### Task to carry out
Copy whichever lines contain the string "chart".

### Material provided

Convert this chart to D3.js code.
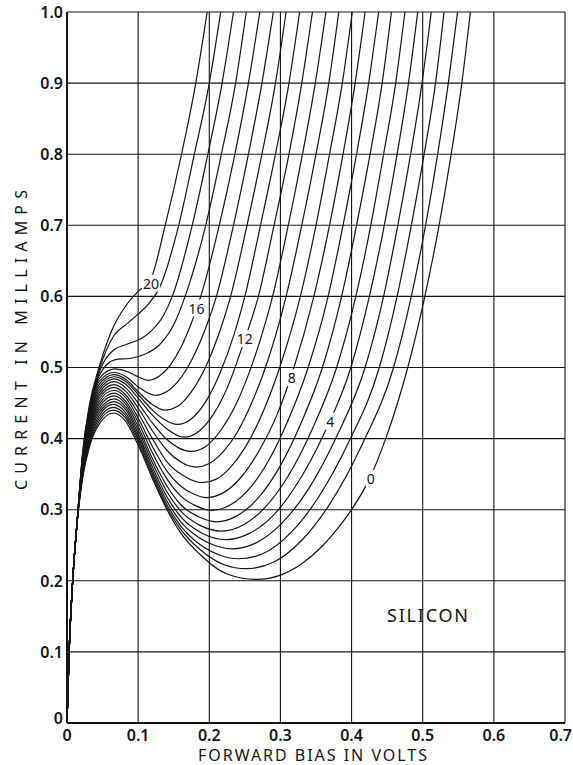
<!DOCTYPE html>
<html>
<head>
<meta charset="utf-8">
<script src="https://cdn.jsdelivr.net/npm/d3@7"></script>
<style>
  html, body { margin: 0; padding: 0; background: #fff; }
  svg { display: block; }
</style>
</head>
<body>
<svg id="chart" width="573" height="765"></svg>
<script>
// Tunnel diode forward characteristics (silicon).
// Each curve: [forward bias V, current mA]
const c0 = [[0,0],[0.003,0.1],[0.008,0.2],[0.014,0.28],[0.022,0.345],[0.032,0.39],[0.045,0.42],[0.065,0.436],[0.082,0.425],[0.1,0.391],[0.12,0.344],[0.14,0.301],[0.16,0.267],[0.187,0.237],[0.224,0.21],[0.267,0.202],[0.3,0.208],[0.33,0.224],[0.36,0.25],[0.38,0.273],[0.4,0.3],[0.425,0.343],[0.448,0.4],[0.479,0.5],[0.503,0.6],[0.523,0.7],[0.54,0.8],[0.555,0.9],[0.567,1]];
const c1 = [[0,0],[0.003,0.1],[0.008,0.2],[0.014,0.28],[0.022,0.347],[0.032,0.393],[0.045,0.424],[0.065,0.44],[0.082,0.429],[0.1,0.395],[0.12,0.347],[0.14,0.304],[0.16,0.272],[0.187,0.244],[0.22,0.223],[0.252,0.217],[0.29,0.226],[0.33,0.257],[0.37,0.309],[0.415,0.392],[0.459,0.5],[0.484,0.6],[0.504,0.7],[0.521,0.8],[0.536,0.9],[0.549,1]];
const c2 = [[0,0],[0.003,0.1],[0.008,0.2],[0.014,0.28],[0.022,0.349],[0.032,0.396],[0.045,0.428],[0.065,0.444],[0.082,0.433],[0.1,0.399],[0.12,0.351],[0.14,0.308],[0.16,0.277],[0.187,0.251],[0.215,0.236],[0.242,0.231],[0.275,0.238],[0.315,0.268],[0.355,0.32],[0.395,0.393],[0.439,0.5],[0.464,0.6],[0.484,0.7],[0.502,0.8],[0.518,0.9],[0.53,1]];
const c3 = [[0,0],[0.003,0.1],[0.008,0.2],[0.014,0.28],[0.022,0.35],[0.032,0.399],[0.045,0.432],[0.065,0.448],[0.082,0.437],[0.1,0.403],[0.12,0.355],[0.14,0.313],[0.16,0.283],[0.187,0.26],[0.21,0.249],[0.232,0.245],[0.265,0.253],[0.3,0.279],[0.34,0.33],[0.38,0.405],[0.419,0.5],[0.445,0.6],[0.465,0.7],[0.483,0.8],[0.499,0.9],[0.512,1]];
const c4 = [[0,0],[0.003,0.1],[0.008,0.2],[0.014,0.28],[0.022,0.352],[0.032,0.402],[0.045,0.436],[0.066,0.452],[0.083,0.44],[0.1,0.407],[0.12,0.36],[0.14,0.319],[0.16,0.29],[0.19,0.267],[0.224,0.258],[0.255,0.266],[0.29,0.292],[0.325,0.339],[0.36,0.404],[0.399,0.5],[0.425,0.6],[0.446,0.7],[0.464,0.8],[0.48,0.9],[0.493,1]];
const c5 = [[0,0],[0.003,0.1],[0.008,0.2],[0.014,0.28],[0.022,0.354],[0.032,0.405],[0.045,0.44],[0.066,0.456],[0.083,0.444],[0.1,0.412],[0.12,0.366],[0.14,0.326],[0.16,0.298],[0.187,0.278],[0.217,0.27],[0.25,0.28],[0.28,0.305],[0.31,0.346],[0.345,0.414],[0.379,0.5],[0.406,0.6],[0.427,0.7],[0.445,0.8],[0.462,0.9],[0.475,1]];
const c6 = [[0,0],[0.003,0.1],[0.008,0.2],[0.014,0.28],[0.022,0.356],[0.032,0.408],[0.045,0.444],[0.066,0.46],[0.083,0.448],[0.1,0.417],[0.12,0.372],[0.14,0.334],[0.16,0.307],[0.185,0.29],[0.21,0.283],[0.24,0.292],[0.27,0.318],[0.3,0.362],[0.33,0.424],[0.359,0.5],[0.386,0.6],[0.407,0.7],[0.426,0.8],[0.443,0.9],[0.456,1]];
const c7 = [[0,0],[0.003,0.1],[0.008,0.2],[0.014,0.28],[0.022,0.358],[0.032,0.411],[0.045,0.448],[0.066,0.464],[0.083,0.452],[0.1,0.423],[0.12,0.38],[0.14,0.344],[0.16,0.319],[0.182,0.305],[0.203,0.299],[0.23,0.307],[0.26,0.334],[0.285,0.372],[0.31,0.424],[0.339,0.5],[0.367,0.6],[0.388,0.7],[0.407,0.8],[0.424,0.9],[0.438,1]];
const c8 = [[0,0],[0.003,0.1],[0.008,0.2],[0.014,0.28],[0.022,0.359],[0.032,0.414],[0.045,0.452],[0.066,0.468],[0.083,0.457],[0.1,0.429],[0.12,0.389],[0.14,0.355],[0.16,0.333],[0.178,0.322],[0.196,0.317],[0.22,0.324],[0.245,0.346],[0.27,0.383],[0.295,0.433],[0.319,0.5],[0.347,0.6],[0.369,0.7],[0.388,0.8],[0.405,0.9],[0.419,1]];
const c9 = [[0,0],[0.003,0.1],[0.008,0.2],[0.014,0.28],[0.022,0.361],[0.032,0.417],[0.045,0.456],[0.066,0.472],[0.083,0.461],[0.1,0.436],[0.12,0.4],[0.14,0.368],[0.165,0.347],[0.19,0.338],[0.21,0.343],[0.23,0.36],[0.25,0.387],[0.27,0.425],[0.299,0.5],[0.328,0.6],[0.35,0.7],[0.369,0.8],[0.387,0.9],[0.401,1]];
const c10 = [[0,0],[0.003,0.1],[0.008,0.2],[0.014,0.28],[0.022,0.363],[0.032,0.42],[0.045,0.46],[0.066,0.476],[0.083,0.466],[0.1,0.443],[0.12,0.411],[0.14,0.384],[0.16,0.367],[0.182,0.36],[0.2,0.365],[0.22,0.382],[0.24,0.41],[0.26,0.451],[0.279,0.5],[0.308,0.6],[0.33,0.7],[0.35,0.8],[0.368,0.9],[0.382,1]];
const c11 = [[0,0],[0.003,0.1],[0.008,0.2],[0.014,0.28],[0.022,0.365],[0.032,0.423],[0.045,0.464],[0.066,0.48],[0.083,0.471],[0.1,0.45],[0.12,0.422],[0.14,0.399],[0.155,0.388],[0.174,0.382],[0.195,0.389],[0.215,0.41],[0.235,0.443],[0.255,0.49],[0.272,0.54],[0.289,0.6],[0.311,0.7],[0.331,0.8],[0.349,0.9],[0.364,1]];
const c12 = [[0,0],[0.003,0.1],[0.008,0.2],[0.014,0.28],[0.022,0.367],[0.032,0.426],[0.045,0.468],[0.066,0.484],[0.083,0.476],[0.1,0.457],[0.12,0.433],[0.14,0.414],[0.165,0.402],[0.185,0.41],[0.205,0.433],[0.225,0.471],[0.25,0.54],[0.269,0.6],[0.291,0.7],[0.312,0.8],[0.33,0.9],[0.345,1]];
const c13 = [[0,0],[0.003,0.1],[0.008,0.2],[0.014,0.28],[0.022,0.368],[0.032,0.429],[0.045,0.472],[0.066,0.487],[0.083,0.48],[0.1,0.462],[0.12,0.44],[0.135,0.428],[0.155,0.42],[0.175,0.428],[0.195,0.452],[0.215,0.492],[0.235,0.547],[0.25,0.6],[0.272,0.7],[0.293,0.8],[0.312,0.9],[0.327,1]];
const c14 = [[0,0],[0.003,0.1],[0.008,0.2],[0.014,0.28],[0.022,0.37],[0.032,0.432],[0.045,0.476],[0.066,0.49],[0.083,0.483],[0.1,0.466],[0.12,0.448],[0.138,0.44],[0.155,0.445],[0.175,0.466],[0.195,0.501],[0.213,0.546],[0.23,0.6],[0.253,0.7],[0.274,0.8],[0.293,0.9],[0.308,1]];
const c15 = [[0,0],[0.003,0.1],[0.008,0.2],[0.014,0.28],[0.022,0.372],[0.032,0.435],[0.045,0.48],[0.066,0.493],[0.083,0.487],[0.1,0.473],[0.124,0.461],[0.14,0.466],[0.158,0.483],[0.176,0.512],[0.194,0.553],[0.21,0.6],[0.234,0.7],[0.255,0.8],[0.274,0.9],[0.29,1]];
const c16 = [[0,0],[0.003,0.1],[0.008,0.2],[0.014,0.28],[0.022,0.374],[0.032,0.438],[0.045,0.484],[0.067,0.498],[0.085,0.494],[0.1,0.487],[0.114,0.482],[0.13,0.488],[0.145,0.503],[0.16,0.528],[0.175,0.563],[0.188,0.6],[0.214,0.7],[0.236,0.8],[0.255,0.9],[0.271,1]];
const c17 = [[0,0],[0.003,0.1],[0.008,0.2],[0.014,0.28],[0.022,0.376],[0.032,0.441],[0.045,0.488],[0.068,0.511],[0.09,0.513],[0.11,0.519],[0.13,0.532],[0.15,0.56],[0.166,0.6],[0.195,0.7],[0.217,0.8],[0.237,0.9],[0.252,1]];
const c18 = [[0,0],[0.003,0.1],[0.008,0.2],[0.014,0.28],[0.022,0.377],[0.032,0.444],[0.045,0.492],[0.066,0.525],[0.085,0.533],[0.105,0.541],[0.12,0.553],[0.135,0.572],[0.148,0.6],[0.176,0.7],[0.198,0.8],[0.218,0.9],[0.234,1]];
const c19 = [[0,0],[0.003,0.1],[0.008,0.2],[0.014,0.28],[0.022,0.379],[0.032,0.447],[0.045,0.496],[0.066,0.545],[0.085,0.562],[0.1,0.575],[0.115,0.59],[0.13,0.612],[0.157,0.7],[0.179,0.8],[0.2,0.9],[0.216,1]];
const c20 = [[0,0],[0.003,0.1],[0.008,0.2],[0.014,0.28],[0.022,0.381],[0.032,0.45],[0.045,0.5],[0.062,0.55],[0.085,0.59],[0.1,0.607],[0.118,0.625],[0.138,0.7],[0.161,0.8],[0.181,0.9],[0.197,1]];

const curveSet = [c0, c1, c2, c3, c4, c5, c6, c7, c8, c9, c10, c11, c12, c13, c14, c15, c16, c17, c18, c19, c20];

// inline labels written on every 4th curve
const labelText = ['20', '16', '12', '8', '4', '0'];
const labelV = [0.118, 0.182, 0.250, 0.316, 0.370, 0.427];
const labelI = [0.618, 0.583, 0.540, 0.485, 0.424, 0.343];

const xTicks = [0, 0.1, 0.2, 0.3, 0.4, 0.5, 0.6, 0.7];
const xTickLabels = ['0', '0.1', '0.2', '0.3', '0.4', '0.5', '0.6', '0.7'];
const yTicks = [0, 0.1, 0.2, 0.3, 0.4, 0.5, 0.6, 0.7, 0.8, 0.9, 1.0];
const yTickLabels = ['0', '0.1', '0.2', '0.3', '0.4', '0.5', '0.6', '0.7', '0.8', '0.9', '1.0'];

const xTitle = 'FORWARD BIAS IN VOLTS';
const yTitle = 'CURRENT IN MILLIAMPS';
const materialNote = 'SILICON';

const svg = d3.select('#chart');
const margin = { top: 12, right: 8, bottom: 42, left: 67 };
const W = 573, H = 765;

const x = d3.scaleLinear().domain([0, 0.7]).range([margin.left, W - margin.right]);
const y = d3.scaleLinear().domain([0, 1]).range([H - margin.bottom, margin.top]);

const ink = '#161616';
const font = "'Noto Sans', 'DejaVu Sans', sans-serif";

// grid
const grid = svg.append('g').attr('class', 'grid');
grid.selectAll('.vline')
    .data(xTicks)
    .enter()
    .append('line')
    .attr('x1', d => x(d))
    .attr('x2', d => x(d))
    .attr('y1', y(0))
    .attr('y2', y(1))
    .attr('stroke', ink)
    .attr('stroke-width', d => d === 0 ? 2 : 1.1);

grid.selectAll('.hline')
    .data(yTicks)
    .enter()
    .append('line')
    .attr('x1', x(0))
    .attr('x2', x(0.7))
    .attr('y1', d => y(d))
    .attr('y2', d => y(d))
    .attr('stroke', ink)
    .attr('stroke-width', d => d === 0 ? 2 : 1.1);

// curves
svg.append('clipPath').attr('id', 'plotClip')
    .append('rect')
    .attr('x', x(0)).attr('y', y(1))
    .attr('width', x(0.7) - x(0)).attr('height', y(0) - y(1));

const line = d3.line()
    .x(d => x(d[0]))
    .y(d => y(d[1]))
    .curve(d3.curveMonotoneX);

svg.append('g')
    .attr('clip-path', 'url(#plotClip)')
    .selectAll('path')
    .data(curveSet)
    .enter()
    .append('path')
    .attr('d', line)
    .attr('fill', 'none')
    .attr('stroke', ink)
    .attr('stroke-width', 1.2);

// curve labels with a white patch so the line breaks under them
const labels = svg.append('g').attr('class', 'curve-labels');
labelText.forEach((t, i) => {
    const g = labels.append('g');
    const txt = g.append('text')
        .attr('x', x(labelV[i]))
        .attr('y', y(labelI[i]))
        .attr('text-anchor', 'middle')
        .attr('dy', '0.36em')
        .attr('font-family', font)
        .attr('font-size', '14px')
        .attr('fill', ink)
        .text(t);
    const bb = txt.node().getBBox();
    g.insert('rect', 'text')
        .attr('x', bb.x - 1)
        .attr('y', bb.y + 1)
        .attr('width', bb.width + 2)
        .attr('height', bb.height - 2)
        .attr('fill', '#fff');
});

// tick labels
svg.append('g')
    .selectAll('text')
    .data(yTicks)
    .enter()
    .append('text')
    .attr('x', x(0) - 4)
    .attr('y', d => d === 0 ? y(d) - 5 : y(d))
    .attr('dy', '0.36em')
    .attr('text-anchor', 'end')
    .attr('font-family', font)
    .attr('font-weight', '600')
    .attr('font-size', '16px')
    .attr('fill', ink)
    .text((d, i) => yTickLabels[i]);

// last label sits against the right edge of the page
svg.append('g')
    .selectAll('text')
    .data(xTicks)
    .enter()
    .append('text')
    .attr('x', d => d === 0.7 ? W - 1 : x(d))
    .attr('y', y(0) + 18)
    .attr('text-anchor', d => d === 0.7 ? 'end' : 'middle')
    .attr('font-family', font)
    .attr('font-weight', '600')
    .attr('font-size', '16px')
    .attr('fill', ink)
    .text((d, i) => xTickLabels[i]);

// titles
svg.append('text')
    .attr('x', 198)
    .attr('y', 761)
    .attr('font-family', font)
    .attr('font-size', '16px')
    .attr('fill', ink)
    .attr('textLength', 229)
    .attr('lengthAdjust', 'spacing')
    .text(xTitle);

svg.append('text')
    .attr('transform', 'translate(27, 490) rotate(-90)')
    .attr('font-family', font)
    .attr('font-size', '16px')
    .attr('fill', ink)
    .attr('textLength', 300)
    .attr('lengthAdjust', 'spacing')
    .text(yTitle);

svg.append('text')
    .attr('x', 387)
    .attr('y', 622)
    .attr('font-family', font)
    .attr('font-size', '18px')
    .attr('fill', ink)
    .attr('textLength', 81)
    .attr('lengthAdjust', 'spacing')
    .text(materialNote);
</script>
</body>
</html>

### Solution to this problem
Convert this chart to D3.js code.
<svg id="chart" width="573" height="765"></svg>
const svg = d3.select('#chart');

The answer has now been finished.